Risponde Nicolò Scuderi: «No, è una notizia falsa. Possono rovinarsi. Si possono creare delle fessurazioni, come delle screpolature sulla superficie. E, nel tempo, da queste “rughe” può fuoriuscire del silicone che infiamma la zona oppure causa indurimenti. È una situazione legata in genere all’invecchiamento della protesi: anche per i modelli più recenti dopo una quindicina di anni può essere necessaria la sostituzione. Per questo anche se la protesi è messa a fini estetici è meglio sottoporsi a controlli periodici».
Le protesi con tessuto autologo sono un’alternativa?
Risponde Nicolò Scuderi: «Più che un’alternativa, è una scelta in più a disposizione della donna, ma lo specialista deve informare su tutti i pro e i contro. I risultati sono ottimi nel caso di un intervento estetico, quando il seno è piccolo ed è necessario aumentarlo di una taglia. Altrimenti il prelievo di tessuto da altre parti del corpo, di solito l’addome, richiede più interventi, anche tre, e una serie di cicatrici nella zona dov’è stato asportato il tessuto.

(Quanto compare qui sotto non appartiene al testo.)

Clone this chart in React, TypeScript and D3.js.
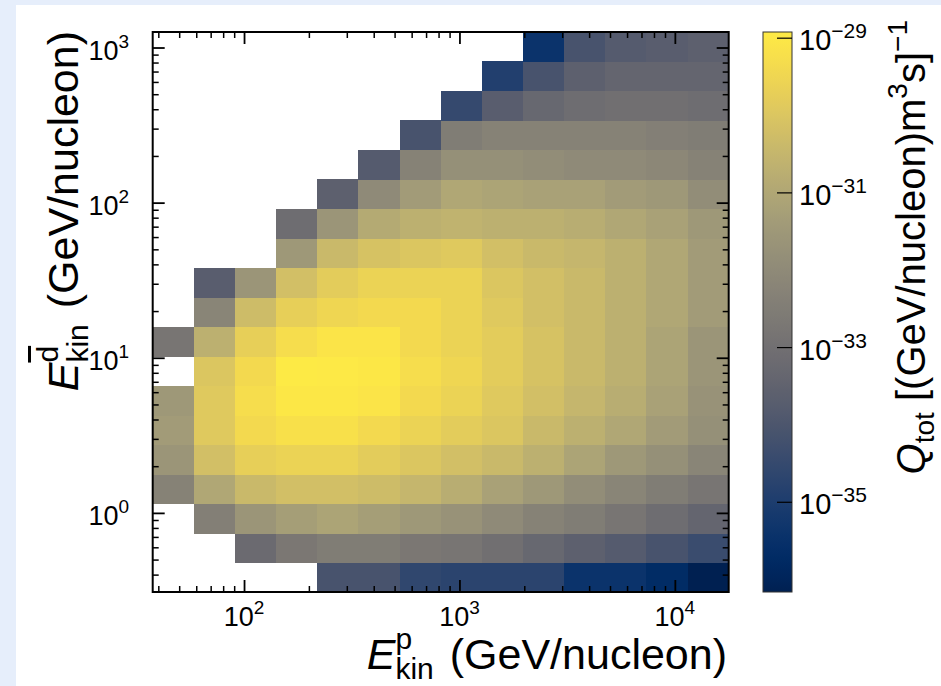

La protesi non è un obbligo, è una scelta
Senza protesi dopo un cancro al seno: si può. «Sono stata operata al seno tre volte. La prima, 27 anni fa, con una quandrantectomia. In pratica mi hanno tolto un quarto di mammella e poi mi hanno messo una protesi» racconta Anna Maria Mancuso, 59 anni, sopravvissuta a un cancro al seno che l’ha colpita più volte e che ha affrontato con spirito da guerriera. Lo stesso spirito che l’ha portata a fondare l’associazione Salute donna Onlus, che lotta per i diritti delle malate di tumore. Ma non si è fermata qui. La sua battaglia è continuata a livello politico, come racconta nel libro Dal cancro al Senato: il viaggio di una vita coraggiosa. E di coraggio ce ne è voluto tanto per affrontare gli interventi, le terapie e le complicazioni con la protesi. «Dopo vari tentativi falliti per problemi di rigetto, l’ho tolta definitivamente. Quando sono stata operata all’altro seno, ho provato il lipofilling, ma nel 2014, dopo una mastectomia bilaterale, ho deciso di non fare più niente. È stato un lungo lavoro di accettazione e ora mi piaccio esattamente così, con le mie cicatrici. Alle donne che devono decidere se e come ricostruire il seno dico che è una scelta molto personale. E consiglio di informarsi bene su tutti i pro e i contro, ma soprattutto di guardarsi dentro. Per capire che cosa va davvero meglio per loro».